Miniature X-ray source according to claim 9, wherein the cathode is concave, in a direction towards the anode, wherein the concave shape acts as the electric lens for directing, in use, the electrons emitted by the cathode in a direction such that substantially all electrons emitted by the cathode are transmitted by the directional barrier.
Miniature X-ray source according to any one of the preceding claims, wherein within the vacuum tube a grid shaped electron absorbing element is disposed between the cathode and the directional barrier for absorbing any electrons being reflected from the barrier towards the cathode.
Miniature X-ray source according to any one of the preceding claims, wherein the cathode is of a cold cathode type comprising carbon nanotubes for emitting electrons.
Miniature X-ray source according to claim 12, wherein the carbon nanotubes are aligned mono-wall nanotubes, aligned multi-wall nanotubes, randomised mono-wall nanotubes or randomised multi-wall nanotubes.
Miniature X-ray source according to any one of the preceding claims, wherein the vacuum tube is at least partly made of an electrically isolating material.
Miniature X-ray source according to claim 14, wherein the vacuum tube comprises an inner wall, of a first material and an outer wall of a second material.

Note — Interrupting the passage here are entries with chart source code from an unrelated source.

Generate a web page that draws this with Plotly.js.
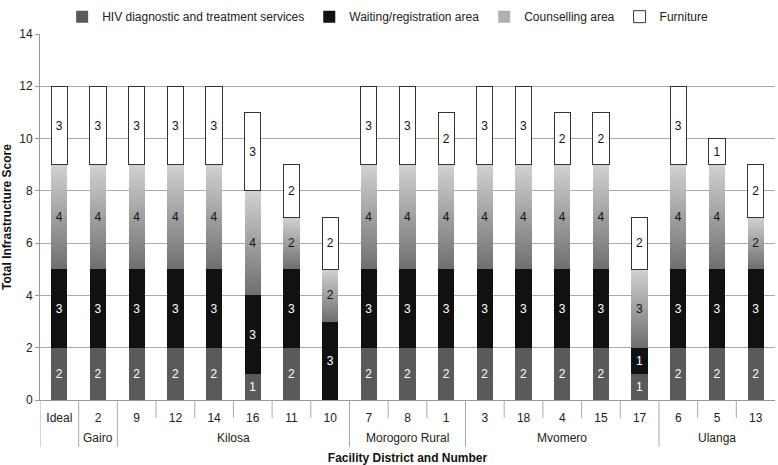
<!DOCTYPE html>
<html>
<head>
<meta charset="utf-8">
<script src="https://cdn.plot.ly/plotly-3.0.1.min.js"></script>
<style>html,body{margin:0;padding:0;background:#fff}#chart{width:778px;height:465px}</style>
</head>
<body>
<div id="chart"></div>
<script>
const districts = ["", "Gairo", "Kilosa", "Kilosa", "Kilosa", "Kilosa", "Kilosa", "Kilosa", "Morogoro Rural", "Morogoro Rural", "Morogoro Rural", "Mvomero", "Mvomero", "Mvomero", "Mvomero", "Mvomero", "Ulanga", "Ulanga", "Ulanga"];
const facilities = ["Ideal", "2", "9", "12", "14", "16", "11", "10", "7", "8", "1", "3", "18", "4", "15", "17", "6", "5", "13"];
const hivServices = [2, 2, 2, 2, 2, 1, 2, 0, 2, 2, 2, 2, 2, 2, 2, 1, 2, 2, 2];
const waitingArea = [3, 3, 3, 3, 3, 3, 3, 3, 3, 3, 3, 3, 3, 3, 3, 1, 3, 3, 3];
const counsellingArea = [4, 4, 4, 4, 4, 4, 2, 2, 4, 4, 4, 4, 4, 4, 4, 3, 4, 4, 2];
const furniture = [3, 3, 3, 3, 3, 3, 2, 2, 3, 3, 2, 3, 3, 2, 2, 2, 3, 1, 2];
const seriesNames = ["HIV diagnostic and treatment services", "Waiting/registration area", "Counselling area", "Furniture"];

const FONT = "Liberation Sans, Arial, sans-serif";

function mk(name, vals, color, lineColor, lineW, textColor) {
  return {
    type: "bar", name: name, x: facilities, y: vals,
    text: vals.map(v => v > 0 ? String(v) : ""),
    textposition: "inside", insidetextanchor: "middle", textangle: 0,
    constraintext: "none",
    textfont: {family: FONT, size: 12, color: textColor},
    marker: {color: color, line: {color: lineColor, width: lineW}},
    hoverinfo: "y+name"
  };
}

const data = [
  mk(seriesNames[0], hivServices, "#5a5a5a", "#5a5a5a", 0, "#ffffff"),
  mk(seriesNames[1], waitingArea, "#111111", "#111111", 0, "#ffffff"),
  mk(seriesNames[2], counsellingArea, "#b0b0b0", "#b0b0b0", 0, "#111111"),
  mk(seriesNames[3], furniture, "#ffffff", "#333333", 1, "#111111")
];

// axis structure: category boundary ticks and district dividers / labels
const plotH = 465 - 33 - 65;
const tickEnd = -18 / plotH;
const divEnd = -47 / plotH;
const shapes = [];
const annotations = [];
const lineStyle = {color: "#aaaaaa", width: 1};
for (let i = 0; i < facilities.length; i++) {
  const isDivider = i === 0 || districts[i] !== districts[i - 1];
  shapes.push({type: "line", xref: "x", yref: "paper", x0: i - 0.5, x1: i - 0.5,
               y0: 0, y1: isDivider ? divEnd : tickEnd, line: lineStyle, layer: "above"});
}
let start = 0;
for (let i = 1; i <= facilities.length; i++) {
  if (i === facilities.length || districts[i] !== districts[start]) {
    if (districts[start]) {
      annotations.push({xref: "x", yref: "paper", x: (start + i - 1) / 2, y: -38 / plotH,
                        text: districts[start], showarrow: false, yanchor: "middle",
                        font: {family: FONT, size: 12, color: "#222"}});
    }
    start = i;
  }
}

const layout = {
  width: 778, height: 465,
  margin: {l: 40, r: 3, t: 33, b: 65},
  barmode: "stack",
  bargap: 0.58,
  paper_bgcolor: "#fff", plot_bgcolor: "#fff",
  font: {family: FONT, size: 12, color: "#222"},
  showlegend: true,
  legend: {orientation: "h", x: 0.473, xanchor: "center", y: 1.005, yanchor: "bottom",
           font: {family: FONT, size: 12, color: "#222"}, itemwidth: 30, traceorder: "normal"},
  xaxis: {
    type: "category", categoryorder: "array", categoryarray: facilities,
    range: [-0.5, facilities.length - 0.5],
    showline: true, linecolor: "#999", linewidth: 1,
    ticks: "outside", ticklen: 7, tickcolor: "rgba(0,0,0,0)",
    tickfont: {family: FONT, size: 12, color: "#222"},
    title: {text: "Facility District and Number", font: {family: FONT, size: 12, color: "#111", weight: "bold"}, standoff: 30},
    showgrid: false
  },
  yaxis: {
    range: [0, 14], dtick: 2, tick0: 0,
    showgrid: true, gridcolor: "#aaa", gridwidth: 1,
    showline: true, linecolor: "#999", linewidth: 1,
    ticks: "outside", ticklen: 4, tickcolor: "#999",
    tickfont: {family: FONT, size: 12, color: "#222"},
    title: {text: "Total Infrastructure Score", font: {family: FONT, size: 12, color: "#111", weight: "bold"}, standoff: 8},
    zeroline: false
  },
  shapes: shapes,
  annotations: annotations
};

function applyGradient() {
  const svg = document.querySelector("#chart svg.main-svg");
  if (!svg) return;
  const ns = "http://www.w3.org/2000/svg";
  let defs = svg.querySelector("defs");
  if (!document.getElementById("counselGrad")) {
    const g = document.createElementNS(ns, "linearGradient");
    g.setAttribute("id", "counselGrad");
    g.setAttribute("x1", "0"); g.setAttribute("y1", "1");
    g.setAttribute("x2", "0"); g.setAttribute("y2", "0");
    [["0", "#6e6e6e"], ["1", "#d2d2d2"]].forEach(([o, c]) => {
      const s = document.createElementNS(ns, "stop");
      s.setAttribute("offset", o); s.setAttribute("stop-color", c);
      g.appendChild(s);
    });
    defs.appendChild(g);
  }
  const traces = document.querySelectorAll("#chart .barlayer .trace.bars");
  if (traces[2]) {
    traces[2].querySelectorAll("path").forEach(p => {
      p.style.fill = "url(#counselGrad)";
    });
  }
}

Plotly.newPlot("chart", data, layout, {displayModeBar: false, staticPlot: true}).then(gd => {
  applyGradient();
  gd.on("plotly_afterplot", applyGradient);
});
</script>
</body>
</html>
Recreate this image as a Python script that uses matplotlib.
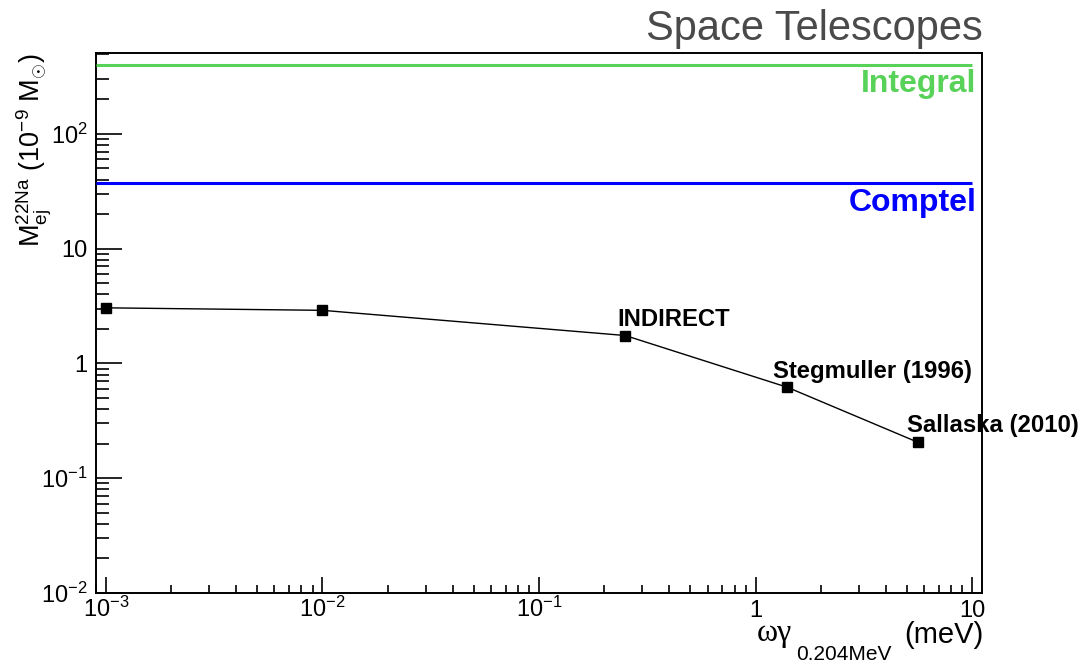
import numpy as np
import matplotlib
matplotlib.use("Agg")
import matplotlib.pyplot as plt
from matplotlib.ticker import FixedLocator, NullFormatter

plt.rcParams['font.family'] = ['Liberation Sans', 'DejaVu Sans']
plt.rcParams['mathtext.fontset'] = 'custom'
plt.rcParams['mathtext.rm'] = 'Liberation Sans'
plt.rcParams['mathtext.it'] = 'Liberation Sans'
plt.rcParams['mathtext.bf'] = 'Liberation Sans:bold'
plt.rcParams['mathtext.sf'] = 'Liberation Serif'

# resonance strength vs. ejected 22Na mass
omega_gamma = [1e-3, 1e-2, 0.25, 1.4, 5.6]
m_ej = [3.05, 2.9, 1.75, 0.62, 0.206]
point_labels = ['', '', 'INDIRECT', 'Stegmuller (1996)', 'Sallaska (2010)']
label_offsets = [(0, 0), (0, 0), (-6, 6.5), (-10, 7), (-8, 7)]

# detection limits of the space telescopes
limit_names = ['Integral', 'Comptel']
limit_values = [400, 37]
limit_colors = ['#58d258', '#0000ff']

x_ticks = [1e-3, 1e-2, 1e-1, 1, 10]
x_ticklabels = [r'$\mathregular{10^{-3}}$', r'$\mathregular{10^{-2}}$',
                r'$\mathregular{10^{-1}}$', '1', '10']
y_ticks = [1e-2, 1e-1, 1, 10, 100]
y_ticklabels = [r'$\mathregular{10^{-2}}$', r'$\mathregular{10^{-1}}$',
                '1', '10', r'$\mathregular{10^{2}}$']

W, H = 1082, 662
fig = plt.figure(figsize=(W / 100, H / 100), dpi=100)
ax = fig.add_axes([96 / W, 69 / H, 886 / W, 540 / H])

ax.set_xscale('log')
ax.set_yscale('log')
ax.set_xlim(9e-4, 11.1)
ax.set_ylim(0.01, 506)

x0 = ax.get_xlim()[0]
for name, val, col in zip(limit_names, limit_values, limit_colors):
    ax.hlines(val, x0, 10, color=col, lw=2.2, zorder=3)
    ax.annotate(name, xy=(10, val), xytext=(3, -20), textcoords='offset points',
                ha='right', va='baseline', color=col, fontsize=23,
                fontweight='bold')

ax.plot(omega_gamma, m_ej, color='black', lw=1.0, marker='s', ms=7,
        zorder=4)
for x, y, lab, off in zip(omega_gamma, m_ej, point_labels, label_offsets):
    if lab:
        ax.annotate(lab, xy=(x, y), xytext=off, textcoords='offset points',
                    ha='left', va='baseline', fontsize=17.2, fontweight='bold',
                    annotation_clip=False, zorder=5)

# ticks: ROOT-like, inward, only on left and bottom
ax.xaxis.set_major_locator(FixedLocator(x_ticks))
ax.yaxis.set_major_locator(FixedLocator(y_ticks))
ax.set_xticklabels(x_ticklabels)
ax.set_yticklabels(y_ticklabels)
ax.xaxis.set_minor_formatter(NullFormatter())
ax.yaxis.set_minor_formatter(NullFormatter())
ax.tick_params(axis='both', which='both', direction='in', width=1.2,
               labelsize=17, top=False, right=False)
ax.tick_params(axis='x', which='major', length=11.5, pad=17.5)
ax.tick_params(axis='x', which='minor', length=5.8)
ax.tick_params(axis='y', which='major', length=18.7, pad=6)
ax.tick_params(axis='y', which='minor', length=9.4)
for lbl in ax.get_xticklabels():
    lbl.set_va('baseline')
for sp in ax.spines.values():
    sp.set_linewidth(1.4)

# x title: greek part in serif, subscript dropped below the baseline
fig.text(757 / W, 1 - 641 / H, 'ωγ', family='Liberation Serif', fontsize=23,
         ha='left', va='baseline')
fig.text(796 / W, 1 - 660 / H, '0.204MeV', fontsize=15, ha='left',
         va='baseline')
fig.text(984 / W, 1 - 643 / H, '(meV)', fontsize=21, ha='right',
         va='baseline')

ax.set_ylabel(r'$\mathrm{M_{ej}^{22Na}\ (10^{-9}\ M_{\odot})}$',
              fontsize=19.5, ha='right', va='baseline')
ax.yaxis.set_label_coords(-0.063, 1.0)

fig.text(983 / W, 1 - 40 / H, 'Space Telescopes', ha='right',
         va='baseline', fontsize=30, color='#4a4a4a')

fig.savefig('out.png', dpi=100)
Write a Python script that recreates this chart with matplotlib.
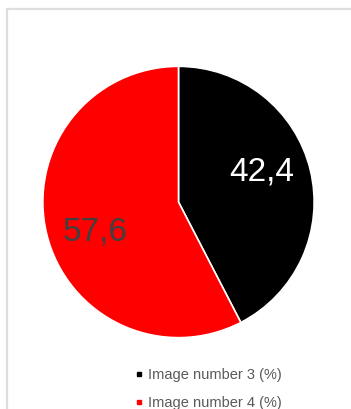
import numpy as np
import matplotlib.pyplot as plt
from matplotlib.lines import Line2D
from matplotlib.patches import Rectangle

plt.rcParams["font.family"] = ["Liberation Sans", "DejaVu Sans"]

W, H = 351, 409

labels = ["Image number 3 (%)", "Image number 4 (%)"]
values = [42.4, 57.6]
colors = ["#000000", "#ff0000"]
text_colors = ["#ffffff", "#404040"]


def fmt(p):
    return f"{p:.1f}".replace(".", ",")


fig = plt.figure(figsize=(W / 100, H / 100), dpi=100)
fig.patch.set_facecolor("white")

# light grey chart frame, runs off the right and bottom edges
fig.add_artist(Rectangle((7 / W, -0.1), 1.2, (H - 9) / H + 0.1,
                         transform=fig.transFigure, fill=False,
                         edgecolor="#dedede", linewidth=1.6))

cx, cy, r = 178.5, 202, 137
ax = fig.add_axes([(cx - r) / W, (H - cy - r) / H, 2 * r / W, 2 * r / H])
wedges, texts, autotexts = ax.pie(
    values, colors=colors, startangle=90, counterclock=False,
    autopct=fmt, pctdistance=0.67,
    wedgeprops=dict(edgecolor="white", linewidth=1.2),
    textprops=dict(fontsize=24),
)
# data labels sit a little counter-clockwise of the wedge middle
for w, t, c in zip(wedges, autotexts, text_colors):
    ang = np.deg2rad((w.theta1 + w.theta2) / 2 + 6)
    t.set_position((0.65 * np.cos(ang), 0.65 * np.sin(ang)))
    t.set_color(c)
ax.set_xlim(-1.01, 1.01)
ax.set_ylim(-1.01, 1.01)
ax.set_aspect("equal")

handles = [Line2D([], [], marker="s", linestyle="none", markersize=3.5,
                  markerfacecolor=c, markeredgecolor=c) for c in colors]
fig.legend(handles, labels, loc="upper left", bbox_to_anchor=(129 / W, (H - 362) / H),
           frameon=False, fontsize=10.5, labelcolor="#595959",
           handlelength=0.6, handletextpad=0.3, labelspacing=0.95, borderaxespad=0)

fig.savefig("out.png", dpi=100)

Miniature X-ray source according to claim 15, wherein a dielectric constant of the first material is higher than a dielectric constant of the second material, and wherein a dielectric strength of the second material is higher than a dielectric strength of the first material.
Miniature X-ray source according to claim 16, wherein the first material is a ceramic material, such as aluminium oxide, and the second material is a polymer material, such as polyethylene.
Miniature X-ray source according to claim 16 or 17, wherein the thickness of the inner wall and the outer wall is such that, in use, the electric field strength inside the inner wall is smaller than the electric field strength in the outer wall.
Miniature x-ray source according to any one of the preceding claims, wherein the vacuum tube comprises a substantially tubular housing of an electrically isolating material having an electrically conducting first cap or first plug associated with the anode at a first end of the tubular housing and an electrically conducting second cap or second plug associated with the cathode at the other, second end of the tubular housing.
Miniature X-ray source according to any one of the preceding claims, wherein the vacuum tube at a triple junctions of an electrical conductor, electrical insulator and vacuum is provided with an electrically conducting layer at the outside surface of the electrically isolating tubular housing.
Miniature X-ray source according to any one of the preceding claims, wherein the inner side and/or outer side of the vacuum tube is provided with a high electrical resistivity coating, which is electrically conducting connected to the anode and the cathode.
Miniature X-ray source according to any one of the preceding claims, wherein the anode is provided with a flat X-ray emitting surface.
Miniature X-ray source according to anyone of the preceding claims, wherein the anode comprises a first layer and a second layer, wherein the first layer is made of a first material, which first material is at least partly transparent to X-ray radiation, such as alumina, and wherein the second layer comprises a second material, e.g. tungsten, which second material generates X-ray radiation in response to electrons impacting on the second material.
Miniature X-ray source according to claim 12, wherein the cathode is deposited on the getter material.
Miniature X-ray source according to any one of the preceding claims, further comprising an exit window which is at least partially transparent for X-ray radiation, wherein the anode is displaceably accommodated within said X-ray source with respect to the exit window.
Miniature X-ray source according to any one of the preceding claims, wherein the X-ray source has a cylindrical shape with a diameter of 1-2.5 mm and a length of 2-3 cm.
Miniature X-ray source according to any one of the preceding claims, wherein the source device comprises cooling means for cooling at least said anode.